Lines of data:
════════════════════

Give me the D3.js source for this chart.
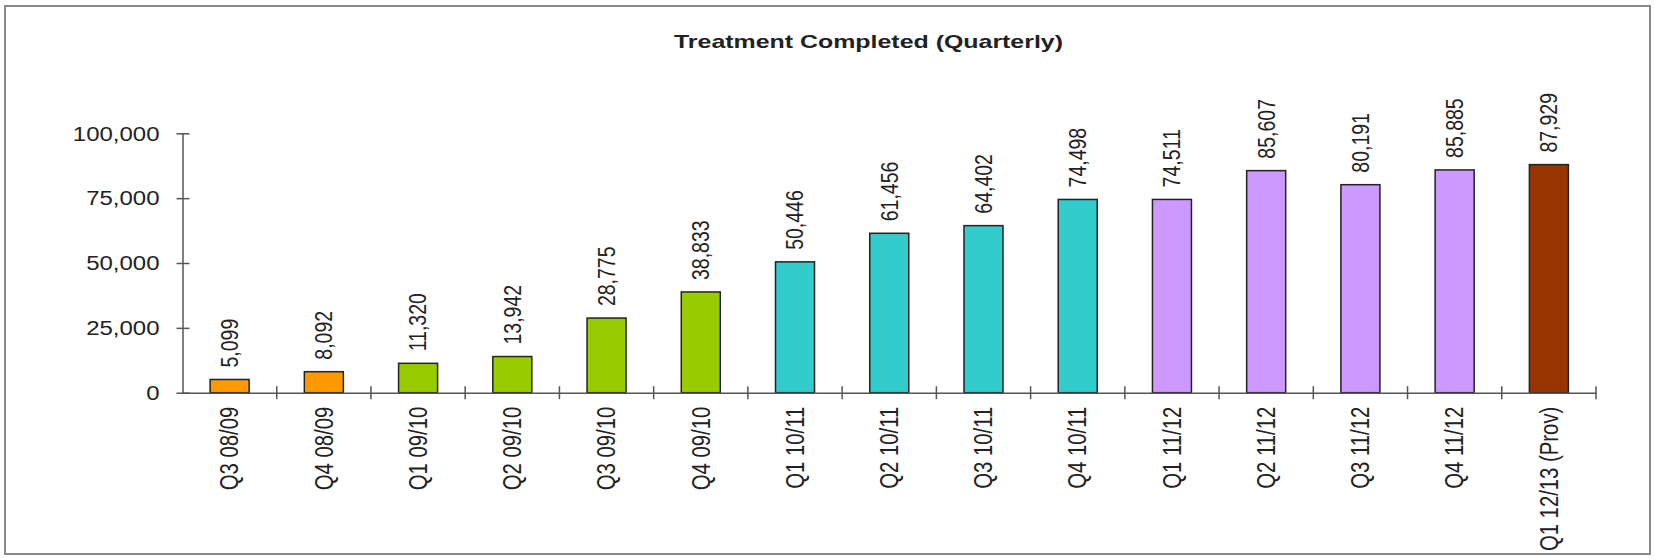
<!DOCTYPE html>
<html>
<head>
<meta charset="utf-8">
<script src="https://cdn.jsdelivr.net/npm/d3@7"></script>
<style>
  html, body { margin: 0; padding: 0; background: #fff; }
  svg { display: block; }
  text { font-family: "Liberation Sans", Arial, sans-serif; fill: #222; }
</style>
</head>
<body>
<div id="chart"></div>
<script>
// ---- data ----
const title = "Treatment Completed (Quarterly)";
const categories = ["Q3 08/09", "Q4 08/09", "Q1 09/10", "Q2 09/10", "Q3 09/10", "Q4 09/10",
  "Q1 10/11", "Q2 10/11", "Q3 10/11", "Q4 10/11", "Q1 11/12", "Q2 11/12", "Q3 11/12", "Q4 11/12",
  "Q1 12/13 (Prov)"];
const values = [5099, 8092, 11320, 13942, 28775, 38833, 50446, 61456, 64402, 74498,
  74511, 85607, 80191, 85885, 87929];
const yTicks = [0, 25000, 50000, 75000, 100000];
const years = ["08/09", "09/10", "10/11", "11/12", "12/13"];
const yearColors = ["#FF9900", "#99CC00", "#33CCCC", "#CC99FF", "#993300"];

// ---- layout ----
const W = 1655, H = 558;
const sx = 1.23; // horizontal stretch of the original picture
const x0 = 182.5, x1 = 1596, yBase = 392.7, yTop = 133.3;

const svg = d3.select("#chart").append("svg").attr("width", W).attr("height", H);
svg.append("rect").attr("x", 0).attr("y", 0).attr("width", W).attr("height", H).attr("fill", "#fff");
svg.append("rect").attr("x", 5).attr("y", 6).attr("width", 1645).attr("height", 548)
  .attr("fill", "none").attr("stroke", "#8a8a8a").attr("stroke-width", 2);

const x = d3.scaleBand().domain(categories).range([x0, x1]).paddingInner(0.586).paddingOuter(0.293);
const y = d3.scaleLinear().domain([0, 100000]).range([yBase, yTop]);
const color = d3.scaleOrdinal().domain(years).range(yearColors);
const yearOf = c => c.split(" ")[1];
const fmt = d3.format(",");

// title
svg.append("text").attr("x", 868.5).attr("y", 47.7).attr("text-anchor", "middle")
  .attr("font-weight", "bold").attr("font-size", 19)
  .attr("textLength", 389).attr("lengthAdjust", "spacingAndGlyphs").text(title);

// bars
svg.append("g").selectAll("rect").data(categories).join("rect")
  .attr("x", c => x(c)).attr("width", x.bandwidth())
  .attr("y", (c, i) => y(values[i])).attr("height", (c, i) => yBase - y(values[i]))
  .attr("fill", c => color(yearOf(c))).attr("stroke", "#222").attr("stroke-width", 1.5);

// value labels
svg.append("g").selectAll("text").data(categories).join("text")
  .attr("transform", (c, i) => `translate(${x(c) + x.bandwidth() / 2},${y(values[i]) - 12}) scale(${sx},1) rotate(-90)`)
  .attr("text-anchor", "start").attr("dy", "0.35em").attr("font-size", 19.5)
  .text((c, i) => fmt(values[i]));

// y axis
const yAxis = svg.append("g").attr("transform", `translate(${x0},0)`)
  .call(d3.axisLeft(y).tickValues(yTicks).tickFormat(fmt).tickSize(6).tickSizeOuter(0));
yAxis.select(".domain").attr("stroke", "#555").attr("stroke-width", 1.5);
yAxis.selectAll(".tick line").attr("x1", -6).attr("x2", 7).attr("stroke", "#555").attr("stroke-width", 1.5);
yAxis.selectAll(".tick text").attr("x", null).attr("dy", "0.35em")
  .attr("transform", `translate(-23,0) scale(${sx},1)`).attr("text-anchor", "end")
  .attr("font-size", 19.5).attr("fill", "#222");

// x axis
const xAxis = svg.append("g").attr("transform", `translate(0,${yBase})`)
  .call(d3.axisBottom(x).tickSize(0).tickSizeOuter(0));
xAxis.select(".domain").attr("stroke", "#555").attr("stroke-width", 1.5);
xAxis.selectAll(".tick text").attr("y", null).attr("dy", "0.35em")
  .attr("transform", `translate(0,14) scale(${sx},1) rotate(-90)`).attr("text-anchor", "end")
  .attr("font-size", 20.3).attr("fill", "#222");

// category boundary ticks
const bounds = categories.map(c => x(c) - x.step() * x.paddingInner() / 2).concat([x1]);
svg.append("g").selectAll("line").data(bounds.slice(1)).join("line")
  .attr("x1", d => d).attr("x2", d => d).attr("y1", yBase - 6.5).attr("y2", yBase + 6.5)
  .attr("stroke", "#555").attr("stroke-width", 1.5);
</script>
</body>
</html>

════════════════════

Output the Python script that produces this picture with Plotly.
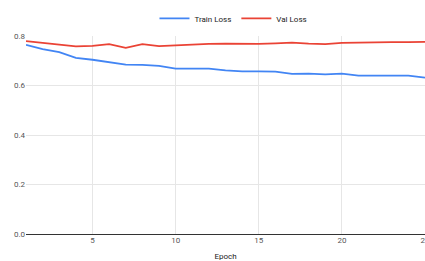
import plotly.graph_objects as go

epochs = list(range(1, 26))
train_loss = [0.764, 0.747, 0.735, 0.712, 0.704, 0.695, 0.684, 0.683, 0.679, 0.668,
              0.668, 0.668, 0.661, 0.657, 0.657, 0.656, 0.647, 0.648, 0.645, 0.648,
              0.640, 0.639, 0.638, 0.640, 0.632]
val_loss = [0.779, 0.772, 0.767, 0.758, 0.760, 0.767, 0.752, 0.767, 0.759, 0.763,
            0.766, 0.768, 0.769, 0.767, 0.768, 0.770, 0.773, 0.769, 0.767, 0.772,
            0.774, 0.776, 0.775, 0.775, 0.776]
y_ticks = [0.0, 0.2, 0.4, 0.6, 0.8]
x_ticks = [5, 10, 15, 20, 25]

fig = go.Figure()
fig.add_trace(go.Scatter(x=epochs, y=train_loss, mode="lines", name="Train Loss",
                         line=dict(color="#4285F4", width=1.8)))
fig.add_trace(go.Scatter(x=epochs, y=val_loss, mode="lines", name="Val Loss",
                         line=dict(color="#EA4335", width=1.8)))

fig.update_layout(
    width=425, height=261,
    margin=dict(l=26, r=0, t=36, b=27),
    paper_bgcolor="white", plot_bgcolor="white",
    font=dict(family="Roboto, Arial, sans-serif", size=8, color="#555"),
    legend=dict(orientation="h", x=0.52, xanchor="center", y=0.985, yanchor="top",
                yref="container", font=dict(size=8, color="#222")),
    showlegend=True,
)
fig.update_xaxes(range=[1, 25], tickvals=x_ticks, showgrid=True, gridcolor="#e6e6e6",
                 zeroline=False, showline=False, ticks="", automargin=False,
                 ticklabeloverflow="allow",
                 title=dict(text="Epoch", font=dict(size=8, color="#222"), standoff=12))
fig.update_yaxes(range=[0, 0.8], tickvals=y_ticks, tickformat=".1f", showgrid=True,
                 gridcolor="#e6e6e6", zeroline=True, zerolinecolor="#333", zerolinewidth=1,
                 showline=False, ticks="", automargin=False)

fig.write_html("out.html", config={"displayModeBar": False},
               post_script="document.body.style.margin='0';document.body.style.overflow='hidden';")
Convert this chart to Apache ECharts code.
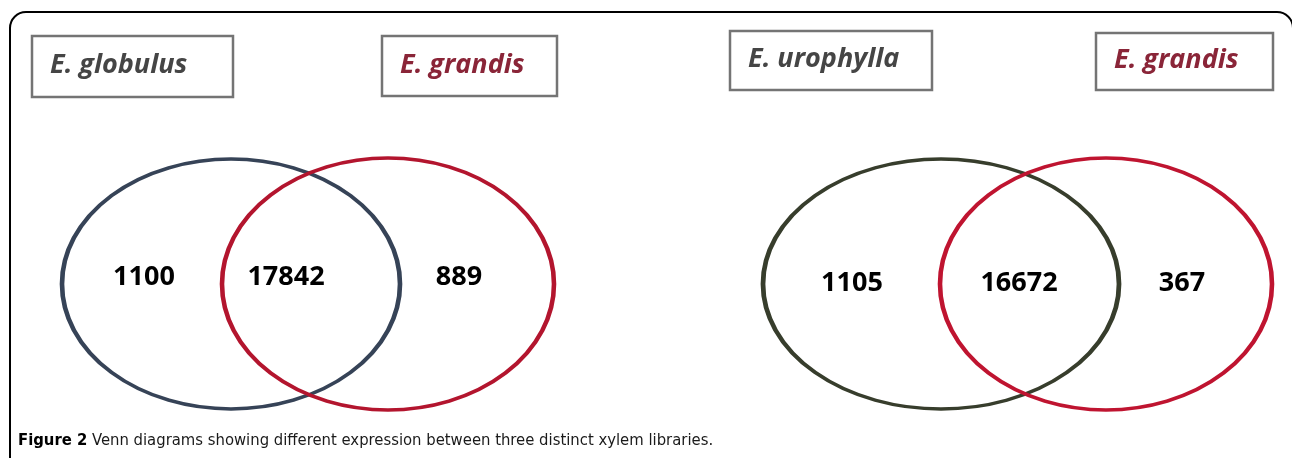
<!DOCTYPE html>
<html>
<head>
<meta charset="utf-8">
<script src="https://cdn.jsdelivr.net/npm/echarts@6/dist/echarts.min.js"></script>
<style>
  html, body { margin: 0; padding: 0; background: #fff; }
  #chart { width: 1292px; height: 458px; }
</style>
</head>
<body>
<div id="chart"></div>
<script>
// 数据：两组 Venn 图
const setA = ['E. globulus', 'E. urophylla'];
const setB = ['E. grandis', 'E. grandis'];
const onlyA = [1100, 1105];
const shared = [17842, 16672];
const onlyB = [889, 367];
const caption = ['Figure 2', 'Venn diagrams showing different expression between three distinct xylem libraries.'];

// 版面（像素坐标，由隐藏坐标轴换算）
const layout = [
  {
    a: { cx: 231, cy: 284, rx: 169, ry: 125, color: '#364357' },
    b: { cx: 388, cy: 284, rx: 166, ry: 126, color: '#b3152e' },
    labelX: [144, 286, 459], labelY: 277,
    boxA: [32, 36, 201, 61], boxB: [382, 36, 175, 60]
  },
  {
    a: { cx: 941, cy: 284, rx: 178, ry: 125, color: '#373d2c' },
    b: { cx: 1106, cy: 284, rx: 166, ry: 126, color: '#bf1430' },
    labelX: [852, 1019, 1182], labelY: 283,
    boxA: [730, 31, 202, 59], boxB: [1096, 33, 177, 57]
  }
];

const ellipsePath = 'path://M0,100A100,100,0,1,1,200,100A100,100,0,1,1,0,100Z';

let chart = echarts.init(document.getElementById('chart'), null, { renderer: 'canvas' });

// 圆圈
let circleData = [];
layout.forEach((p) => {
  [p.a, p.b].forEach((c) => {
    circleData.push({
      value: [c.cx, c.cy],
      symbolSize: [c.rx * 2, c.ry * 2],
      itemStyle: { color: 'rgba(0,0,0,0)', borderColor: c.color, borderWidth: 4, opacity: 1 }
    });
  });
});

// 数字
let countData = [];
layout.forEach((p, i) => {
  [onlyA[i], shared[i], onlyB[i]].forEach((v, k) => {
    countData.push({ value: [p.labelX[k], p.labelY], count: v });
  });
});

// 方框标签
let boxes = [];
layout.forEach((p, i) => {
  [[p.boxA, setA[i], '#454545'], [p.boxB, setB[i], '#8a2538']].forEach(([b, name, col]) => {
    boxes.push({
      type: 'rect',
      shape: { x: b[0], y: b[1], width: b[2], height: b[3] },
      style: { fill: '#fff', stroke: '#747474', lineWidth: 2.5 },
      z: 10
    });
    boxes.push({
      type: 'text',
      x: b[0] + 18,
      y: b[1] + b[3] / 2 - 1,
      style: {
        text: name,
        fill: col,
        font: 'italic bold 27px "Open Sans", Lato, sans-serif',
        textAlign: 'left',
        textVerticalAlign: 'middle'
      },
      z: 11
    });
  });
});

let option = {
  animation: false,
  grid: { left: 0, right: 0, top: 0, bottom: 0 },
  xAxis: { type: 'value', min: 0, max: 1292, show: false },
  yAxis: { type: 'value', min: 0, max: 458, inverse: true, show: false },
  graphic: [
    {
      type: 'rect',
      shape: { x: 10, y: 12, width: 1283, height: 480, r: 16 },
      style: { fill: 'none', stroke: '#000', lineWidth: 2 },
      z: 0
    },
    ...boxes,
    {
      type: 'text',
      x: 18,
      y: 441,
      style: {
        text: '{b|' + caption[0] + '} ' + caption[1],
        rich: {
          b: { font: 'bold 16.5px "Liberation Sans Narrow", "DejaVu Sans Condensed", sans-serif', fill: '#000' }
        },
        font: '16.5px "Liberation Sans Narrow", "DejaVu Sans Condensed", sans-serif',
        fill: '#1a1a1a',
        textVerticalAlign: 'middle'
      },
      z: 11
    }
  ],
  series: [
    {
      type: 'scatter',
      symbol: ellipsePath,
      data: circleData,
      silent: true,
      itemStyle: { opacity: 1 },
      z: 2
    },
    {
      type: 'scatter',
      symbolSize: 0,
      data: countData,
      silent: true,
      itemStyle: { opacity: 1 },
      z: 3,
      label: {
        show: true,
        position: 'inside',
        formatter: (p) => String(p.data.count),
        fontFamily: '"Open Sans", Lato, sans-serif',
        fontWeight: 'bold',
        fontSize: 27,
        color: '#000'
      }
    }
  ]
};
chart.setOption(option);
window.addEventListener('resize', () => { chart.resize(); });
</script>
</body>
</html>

════════════════════

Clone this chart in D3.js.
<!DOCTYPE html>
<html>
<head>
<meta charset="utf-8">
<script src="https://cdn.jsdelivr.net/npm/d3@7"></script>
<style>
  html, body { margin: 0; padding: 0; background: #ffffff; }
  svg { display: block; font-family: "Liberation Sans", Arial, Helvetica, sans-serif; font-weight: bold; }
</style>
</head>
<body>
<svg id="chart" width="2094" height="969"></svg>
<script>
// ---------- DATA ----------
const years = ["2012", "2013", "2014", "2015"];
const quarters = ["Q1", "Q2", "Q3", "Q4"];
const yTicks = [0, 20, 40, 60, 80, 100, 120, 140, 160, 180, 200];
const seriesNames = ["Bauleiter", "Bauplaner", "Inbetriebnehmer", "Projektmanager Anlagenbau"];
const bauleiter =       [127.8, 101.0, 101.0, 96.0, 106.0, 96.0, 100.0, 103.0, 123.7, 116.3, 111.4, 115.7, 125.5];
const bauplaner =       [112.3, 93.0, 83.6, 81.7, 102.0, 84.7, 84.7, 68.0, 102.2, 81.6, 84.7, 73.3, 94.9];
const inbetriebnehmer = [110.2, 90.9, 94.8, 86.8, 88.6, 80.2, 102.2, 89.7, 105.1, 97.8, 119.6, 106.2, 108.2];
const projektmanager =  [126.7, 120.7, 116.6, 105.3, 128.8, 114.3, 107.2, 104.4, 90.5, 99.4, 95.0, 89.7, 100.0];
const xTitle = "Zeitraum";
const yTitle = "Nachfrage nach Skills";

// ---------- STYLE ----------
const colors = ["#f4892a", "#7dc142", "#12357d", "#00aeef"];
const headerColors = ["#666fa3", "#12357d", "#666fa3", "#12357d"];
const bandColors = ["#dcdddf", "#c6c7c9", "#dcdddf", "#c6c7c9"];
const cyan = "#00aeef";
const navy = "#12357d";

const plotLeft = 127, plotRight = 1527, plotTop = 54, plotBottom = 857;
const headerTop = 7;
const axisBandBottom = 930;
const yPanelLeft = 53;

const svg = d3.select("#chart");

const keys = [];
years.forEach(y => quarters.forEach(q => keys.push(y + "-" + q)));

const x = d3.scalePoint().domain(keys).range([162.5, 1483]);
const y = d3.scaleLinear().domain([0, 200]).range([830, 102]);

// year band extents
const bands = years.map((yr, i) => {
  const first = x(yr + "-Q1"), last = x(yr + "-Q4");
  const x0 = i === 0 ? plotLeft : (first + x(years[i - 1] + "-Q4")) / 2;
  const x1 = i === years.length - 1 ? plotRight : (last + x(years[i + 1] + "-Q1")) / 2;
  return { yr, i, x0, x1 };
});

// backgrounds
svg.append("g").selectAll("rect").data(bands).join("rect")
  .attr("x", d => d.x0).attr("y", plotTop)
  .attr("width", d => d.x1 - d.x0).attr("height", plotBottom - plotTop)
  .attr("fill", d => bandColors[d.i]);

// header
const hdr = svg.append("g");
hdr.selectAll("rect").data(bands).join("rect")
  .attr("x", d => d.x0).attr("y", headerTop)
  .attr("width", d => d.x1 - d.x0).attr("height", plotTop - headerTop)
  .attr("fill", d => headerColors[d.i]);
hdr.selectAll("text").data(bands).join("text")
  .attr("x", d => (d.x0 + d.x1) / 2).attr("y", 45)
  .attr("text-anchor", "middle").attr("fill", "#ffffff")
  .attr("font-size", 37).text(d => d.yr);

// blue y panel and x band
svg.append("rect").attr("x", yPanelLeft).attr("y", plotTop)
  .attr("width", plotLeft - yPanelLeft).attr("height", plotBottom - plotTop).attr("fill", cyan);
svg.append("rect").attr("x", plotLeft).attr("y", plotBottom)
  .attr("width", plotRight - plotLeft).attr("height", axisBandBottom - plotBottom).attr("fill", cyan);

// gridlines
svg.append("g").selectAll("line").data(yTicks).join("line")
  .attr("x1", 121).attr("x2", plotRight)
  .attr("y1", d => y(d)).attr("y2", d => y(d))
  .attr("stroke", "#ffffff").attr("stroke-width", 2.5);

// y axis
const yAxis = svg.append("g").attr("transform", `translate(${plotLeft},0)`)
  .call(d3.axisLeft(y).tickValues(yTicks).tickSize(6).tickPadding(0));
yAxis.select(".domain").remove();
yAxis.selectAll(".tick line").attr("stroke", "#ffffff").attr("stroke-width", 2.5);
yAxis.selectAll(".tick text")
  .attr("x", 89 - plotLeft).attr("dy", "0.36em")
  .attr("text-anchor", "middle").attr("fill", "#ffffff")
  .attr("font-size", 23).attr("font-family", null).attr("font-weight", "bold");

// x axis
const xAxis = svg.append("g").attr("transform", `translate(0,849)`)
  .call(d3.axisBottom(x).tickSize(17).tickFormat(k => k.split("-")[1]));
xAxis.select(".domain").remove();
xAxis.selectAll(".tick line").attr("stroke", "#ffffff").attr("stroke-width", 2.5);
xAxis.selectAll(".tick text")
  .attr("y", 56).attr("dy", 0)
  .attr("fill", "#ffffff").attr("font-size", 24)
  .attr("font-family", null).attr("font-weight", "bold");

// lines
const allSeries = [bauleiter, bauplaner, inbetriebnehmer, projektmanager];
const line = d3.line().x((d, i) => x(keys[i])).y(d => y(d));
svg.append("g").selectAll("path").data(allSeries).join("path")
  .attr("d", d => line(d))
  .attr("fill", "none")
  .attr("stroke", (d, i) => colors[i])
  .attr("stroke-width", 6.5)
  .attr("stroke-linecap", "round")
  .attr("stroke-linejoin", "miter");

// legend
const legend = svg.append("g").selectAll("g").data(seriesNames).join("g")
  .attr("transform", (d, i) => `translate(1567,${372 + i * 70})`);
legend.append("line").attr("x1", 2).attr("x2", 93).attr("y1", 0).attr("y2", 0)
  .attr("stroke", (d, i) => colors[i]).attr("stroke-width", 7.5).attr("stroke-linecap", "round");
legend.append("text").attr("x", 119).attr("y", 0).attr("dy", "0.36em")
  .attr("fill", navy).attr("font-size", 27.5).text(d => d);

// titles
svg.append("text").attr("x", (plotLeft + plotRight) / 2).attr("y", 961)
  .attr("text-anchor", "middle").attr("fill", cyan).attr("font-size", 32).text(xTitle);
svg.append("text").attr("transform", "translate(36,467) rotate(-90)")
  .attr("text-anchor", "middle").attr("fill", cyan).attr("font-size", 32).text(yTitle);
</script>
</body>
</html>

════════════════════

▸ **Brief**
Pictures in the material above should be skipped; print exactly the lines from the one with "Output the Python" through the one with "import plotly.graph_objects as go".

▸ **Result below**
Output the Python script that produces this picture with Plotly.
import plotly.graph_objects as go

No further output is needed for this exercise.